[Entries with chart source code]
-- start --
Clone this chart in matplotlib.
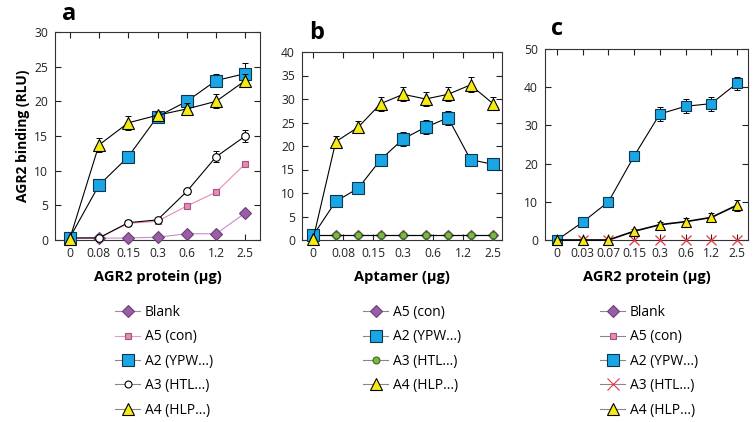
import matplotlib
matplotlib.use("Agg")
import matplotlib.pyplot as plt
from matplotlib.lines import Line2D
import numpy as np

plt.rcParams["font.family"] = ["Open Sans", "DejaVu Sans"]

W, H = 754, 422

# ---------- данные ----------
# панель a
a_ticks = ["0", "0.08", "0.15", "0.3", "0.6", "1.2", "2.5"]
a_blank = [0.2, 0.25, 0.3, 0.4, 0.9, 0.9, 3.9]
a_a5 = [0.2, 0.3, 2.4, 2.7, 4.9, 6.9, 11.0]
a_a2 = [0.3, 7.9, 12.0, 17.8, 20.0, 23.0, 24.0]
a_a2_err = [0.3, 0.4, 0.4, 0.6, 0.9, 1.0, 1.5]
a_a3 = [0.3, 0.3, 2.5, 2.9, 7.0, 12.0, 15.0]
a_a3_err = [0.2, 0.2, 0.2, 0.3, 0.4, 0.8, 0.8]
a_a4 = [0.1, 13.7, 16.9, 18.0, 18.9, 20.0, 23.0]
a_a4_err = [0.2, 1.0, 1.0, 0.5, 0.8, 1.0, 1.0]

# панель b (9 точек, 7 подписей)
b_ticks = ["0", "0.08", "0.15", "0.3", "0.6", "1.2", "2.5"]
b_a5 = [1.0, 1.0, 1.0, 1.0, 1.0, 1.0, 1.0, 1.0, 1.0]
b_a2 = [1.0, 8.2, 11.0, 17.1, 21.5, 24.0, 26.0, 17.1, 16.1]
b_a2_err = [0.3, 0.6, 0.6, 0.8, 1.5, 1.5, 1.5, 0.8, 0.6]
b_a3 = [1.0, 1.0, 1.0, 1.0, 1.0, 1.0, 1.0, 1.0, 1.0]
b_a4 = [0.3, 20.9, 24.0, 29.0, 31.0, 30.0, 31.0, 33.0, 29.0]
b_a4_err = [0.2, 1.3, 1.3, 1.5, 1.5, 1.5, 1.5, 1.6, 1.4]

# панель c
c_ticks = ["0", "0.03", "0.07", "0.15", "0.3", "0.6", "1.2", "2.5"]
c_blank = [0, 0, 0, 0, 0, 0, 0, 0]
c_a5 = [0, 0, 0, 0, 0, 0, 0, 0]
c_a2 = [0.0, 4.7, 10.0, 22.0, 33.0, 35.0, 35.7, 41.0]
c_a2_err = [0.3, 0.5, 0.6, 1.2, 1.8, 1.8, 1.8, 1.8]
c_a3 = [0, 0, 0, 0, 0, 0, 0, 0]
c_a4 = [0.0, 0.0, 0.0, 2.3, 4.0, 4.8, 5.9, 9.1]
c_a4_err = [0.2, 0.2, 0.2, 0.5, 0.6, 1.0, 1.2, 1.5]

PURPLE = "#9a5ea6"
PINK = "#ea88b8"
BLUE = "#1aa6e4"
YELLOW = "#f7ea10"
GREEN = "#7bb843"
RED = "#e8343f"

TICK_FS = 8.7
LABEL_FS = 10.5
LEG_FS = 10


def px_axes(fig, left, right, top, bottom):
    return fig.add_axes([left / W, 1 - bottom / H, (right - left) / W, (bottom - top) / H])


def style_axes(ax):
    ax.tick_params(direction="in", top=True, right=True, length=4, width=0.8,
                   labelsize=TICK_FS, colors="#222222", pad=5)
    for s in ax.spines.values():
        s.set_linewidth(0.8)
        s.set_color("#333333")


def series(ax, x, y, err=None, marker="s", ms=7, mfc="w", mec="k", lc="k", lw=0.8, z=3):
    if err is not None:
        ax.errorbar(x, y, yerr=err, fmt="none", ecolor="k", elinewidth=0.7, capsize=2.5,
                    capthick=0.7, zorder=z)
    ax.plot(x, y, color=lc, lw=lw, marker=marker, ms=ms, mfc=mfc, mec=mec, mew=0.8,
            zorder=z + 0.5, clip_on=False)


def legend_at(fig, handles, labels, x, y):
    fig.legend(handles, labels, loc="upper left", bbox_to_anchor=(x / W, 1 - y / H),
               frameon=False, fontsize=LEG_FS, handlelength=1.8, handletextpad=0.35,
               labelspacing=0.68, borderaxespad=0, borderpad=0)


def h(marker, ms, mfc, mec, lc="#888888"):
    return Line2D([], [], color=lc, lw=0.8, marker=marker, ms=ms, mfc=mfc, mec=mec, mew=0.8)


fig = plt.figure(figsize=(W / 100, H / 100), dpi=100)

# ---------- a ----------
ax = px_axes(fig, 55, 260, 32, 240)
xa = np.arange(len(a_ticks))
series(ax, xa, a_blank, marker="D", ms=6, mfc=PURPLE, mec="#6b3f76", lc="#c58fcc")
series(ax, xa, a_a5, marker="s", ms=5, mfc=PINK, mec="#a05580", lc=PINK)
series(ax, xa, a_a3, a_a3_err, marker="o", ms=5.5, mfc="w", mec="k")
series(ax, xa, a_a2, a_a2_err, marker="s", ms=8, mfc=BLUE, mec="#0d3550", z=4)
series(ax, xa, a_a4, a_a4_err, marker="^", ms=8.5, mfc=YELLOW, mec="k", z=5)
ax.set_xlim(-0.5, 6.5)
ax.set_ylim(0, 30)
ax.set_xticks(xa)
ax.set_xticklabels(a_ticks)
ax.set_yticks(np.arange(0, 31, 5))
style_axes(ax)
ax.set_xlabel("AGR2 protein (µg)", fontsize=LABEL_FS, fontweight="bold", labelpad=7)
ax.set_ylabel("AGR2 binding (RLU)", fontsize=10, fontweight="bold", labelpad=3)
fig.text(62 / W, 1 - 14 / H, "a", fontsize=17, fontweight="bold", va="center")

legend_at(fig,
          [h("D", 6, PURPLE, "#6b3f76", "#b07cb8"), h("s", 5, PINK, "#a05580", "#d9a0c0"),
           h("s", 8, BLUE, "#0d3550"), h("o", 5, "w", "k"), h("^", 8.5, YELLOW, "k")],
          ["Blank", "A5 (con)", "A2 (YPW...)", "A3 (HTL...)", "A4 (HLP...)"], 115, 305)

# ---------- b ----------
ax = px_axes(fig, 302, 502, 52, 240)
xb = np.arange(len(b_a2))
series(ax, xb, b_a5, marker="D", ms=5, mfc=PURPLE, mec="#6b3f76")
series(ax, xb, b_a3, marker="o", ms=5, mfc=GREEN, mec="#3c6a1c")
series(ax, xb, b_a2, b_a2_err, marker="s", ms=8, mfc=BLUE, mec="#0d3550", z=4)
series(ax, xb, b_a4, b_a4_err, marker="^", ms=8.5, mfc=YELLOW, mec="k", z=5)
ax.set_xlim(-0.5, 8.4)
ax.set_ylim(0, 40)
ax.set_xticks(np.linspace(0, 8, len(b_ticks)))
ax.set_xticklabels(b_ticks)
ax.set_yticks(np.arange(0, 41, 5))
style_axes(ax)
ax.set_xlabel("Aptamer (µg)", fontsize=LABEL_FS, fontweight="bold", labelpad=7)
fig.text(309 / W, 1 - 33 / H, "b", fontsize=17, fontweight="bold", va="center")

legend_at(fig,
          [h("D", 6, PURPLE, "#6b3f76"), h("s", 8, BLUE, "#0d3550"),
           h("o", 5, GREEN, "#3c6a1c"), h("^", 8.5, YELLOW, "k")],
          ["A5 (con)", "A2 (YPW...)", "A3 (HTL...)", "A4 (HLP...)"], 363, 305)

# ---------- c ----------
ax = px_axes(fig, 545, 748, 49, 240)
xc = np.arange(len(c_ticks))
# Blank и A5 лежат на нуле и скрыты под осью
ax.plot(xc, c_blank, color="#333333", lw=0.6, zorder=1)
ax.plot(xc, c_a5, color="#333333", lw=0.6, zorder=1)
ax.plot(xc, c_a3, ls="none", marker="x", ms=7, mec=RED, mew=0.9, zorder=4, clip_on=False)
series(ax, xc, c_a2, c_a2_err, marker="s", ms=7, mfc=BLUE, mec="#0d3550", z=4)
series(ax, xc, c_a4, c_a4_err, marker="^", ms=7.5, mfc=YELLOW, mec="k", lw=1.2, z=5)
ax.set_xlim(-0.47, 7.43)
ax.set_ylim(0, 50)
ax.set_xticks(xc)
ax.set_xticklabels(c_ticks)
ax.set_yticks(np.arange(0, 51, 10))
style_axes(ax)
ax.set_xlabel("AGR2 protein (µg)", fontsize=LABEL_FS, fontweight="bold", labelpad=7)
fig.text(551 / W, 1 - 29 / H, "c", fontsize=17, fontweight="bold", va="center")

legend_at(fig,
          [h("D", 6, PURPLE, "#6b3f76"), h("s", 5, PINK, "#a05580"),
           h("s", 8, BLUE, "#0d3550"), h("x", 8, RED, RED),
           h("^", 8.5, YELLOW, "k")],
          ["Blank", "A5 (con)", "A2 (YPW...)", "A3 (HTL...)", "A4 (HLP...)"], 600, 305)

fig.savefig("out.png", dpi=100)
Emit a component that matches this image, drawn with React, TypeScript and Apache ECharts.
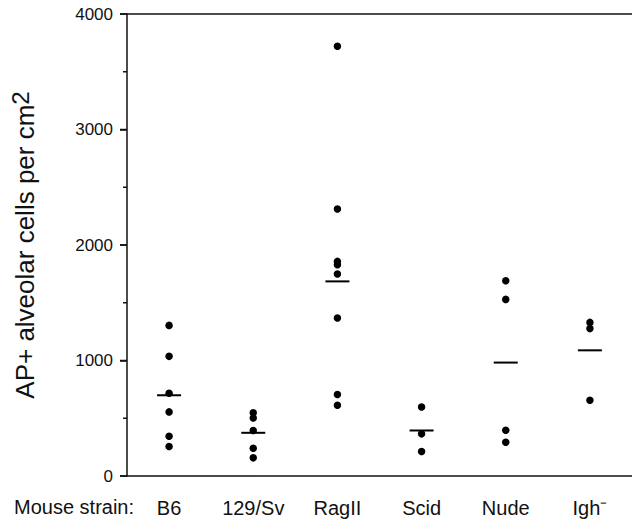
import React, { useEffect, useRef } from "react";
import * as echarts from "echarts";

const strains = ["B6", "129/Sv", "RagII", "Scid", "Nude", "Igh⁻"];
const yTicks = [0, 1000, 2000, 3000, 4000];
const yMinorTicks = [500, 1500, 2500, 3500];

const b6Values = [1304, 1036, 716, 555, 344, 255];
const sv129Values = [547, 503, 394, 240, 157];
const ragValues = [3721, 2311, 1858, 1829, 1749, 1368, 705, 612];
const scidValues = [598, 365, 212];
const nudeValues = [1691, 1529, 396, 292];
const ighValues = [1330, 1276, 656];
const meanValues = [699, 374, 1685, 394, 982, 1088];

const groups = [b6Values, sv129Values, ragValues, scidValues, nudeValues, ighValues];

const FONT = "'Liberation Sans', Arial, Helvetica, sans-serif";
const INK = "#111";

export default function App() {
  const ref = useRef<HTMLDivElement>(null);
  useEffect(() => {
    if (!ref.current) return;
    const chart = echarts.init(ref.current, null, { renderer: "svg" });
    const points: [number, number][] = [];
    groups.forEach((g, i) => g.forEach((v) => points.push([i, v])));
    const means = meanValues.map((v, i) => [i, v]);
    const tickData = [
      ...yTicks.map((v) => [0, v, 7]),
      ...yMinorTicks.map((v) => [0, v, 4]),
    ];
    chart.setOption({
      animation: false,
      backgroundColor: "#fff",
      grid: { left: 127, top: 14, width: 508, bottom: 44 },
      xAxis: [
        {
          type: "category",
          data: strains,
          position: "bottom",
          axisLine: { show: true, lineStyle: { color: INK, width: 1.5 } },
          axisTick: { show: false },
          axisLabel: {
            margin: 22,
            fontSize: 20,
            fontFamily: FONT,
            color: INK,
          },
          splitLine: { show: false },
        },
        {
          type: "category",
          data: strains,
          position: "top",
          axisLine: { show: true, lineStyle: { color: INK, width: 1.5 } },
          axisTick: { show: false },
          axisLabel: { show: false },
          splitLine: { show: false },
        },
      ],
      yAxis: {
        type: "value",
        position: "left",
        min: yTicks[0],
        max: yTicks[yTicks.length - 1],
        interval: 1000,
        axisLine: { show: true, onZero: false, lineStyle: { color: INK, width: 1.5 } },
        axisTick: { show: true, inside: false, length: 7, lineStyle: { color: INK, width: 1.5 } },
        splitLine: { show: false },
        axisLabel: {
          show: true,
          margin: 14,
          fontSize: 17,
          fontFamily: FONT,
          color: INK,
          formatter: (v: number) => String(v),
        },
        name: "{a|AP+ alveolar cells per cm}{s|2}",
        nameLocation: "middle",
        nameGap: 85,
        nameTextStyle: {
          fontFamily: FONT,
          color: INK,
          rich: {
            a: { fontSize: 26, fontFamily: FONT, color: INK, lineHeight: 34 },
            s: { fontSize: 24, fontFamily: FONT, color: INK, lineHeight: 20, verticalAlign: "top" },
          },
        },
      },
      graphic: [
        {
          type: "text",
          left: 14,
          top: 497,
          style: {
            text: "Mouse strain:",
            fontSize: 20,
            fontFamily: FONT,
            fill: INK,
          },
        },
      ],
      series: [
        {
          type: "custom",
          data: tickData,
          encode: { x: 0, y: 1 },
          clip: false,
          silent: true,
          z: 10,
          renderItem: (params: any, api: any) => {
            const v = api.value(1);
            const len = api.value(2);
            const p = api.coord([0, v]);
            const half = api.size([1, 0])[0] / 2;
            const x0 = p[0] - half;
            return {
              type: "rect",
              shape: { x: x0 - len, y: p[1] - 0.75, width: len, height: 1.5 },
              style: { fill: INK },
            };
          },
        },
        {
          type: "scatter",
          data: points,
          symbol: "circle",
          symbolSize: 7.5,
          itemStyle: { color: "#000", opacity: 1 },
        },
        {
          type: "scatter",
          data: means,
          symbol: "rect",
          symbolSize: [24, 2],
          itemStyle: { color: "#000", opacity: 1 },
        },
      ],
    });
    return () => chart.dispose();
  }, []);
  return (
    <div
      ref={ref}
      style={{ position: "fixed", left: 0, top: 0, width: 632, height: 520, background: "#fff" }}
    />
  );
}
-- end --
[Exercise objective]:
Up to and including the line containing "a_a4_err = [0.2, 1.0, 1.0, 0.5, 0.8, 1.0, 1.0]", quote each line of the entries above from the very first, please, exactly and without images.

[Exercise solution]:
Clone this chart in matplotlib.
import matplotlib
matplotlib.use("Agg")
import matplotlib.pyplot as plt
from matplotlib.lines import Line2D
import numpy as np

plt.rcParams["font.family"] = ["Open Sans", "DejaVu Sans"]

W, H = 754, 422

# ---------- данные ----------
# панель a
a_ticks = ["0", "0.08", "0.15", "0.3", "0.6", "1.2", "2.5"]
a_blank = [0.2, 0.25, 0.3, 0.4, 0.9, 0.9, 3.9]
a_a5 = [0.2, 0.3, 2.4, 2.7, 4.9, 6.9, 11.0]
a_a2 = [0.3, 7.9, 12.0, 17.8, 20.0, 23.0, 24.0]
a_a2_err = [0.3, 0.4, 0.4, 0.6, 0.9, 1.0, 1.5]
a_a3 = [0.3, 0.3, 2.5, 2.9, 7.0, 12.0, 15.0]
a_a3_err = [0.2, 0.2, 0.2, 0.3, 0.4, 0.8, 0.8]
a_a4 = [0.1, 13.7, 16.9, 18.0, 18.9, 20.0, 23.0]
a_a4_err = [0.2, 1.0, 1.0, 0.5, 0.8, 1.0, 1.0]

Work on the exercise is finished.